Reproduce the material below line by line, beginning with its first line and ending with the line that contains "from matplotlib.patches import Rectangle"; leave out pictures.

#### Dataset extract:
◇ ◇ ◇ ◇

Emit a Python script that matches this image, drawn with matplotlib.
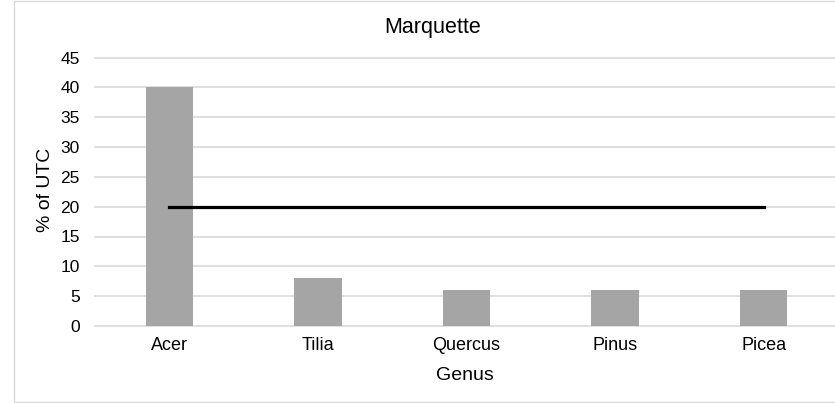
import matplotlib
matplotlib.use("Agg")
import matplotlib.pyplot as plt
from matplotlib.patches import Rectangle

categories = ["Acer", "Tilia", "Quercus", "Pinus", "Picea"]
values = [40, 8, 6, 6, 6]
threshold = [20, 20, 20, 20, 20]
yticks = [0, 5, 10, 15, 20, 25, 30, 35, 40, 45]

plt.rcParams['font.family'] = ['Liberation Sans', 'DejaVu Sans']

W, H = 835, 403
fig = plt.figure(figsize=(W/100, H/100), dpi=100)
fig.patches.append(Rectangle((14/W, 1/H), 1.2, 1 - 1.5/H, transform=fig.transFigure,
                             fill=False, edgecolor='#d9d9d9', linewidth=1))

ax = fig.add_axes([95/W, 1 - 326/H, (838-95)/W, (326-57.5)/H])
x = list(range(len(categories)))
ax.bar(x, values, width=0.32, color='#a5a5a5', zorder=2)
ax.plot(x, threshold, color='black', linewidth=2.3, zorder=3)
ax.set_xlim(-0.5, 4.5)
ax.set_ylim(0, 45)
ax.set_yticks(yticks)
ax.set_xticks(x)
ax.set_xticklabels(categories)
ax.grid(axis='y', color='#d9d9d9', linewidth=1.2, zorder=0)
for gl in ax.get_ygridlines():
    gl.set_clip_on(False)
for s in ax.spines.values():
    s.set_visible(False)
ax.tick_params(length=0, labelsize=12.5, colors='black')
ax.tick_params(axis='y', pad=11)
ax.tick_params(axis='x', labelsize=13, pad=8)

fig.text(433/W, 1 - 27/H, "Marquette", ha='center', va='center', fontsize=15.5)
fig.text(465/W, 1 - 375/H, "Genus", ha='center', va='center', fontsize=14)
fig.text(45/W, 1 - 190/H, "% of UTC", ha='center', va='center', fontsize=14, rotation=90)

fig.savefig("out.png", dpi=100)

◇ ◇ ◇ ◇

#### Exercise answer:
Emit a Python script that matches this image, drawn with matplotlib.
import matplotlib
matplotlib.use("Agg")
import matplotlib.pyplot as plt
from matplotlib.patches import Rectangle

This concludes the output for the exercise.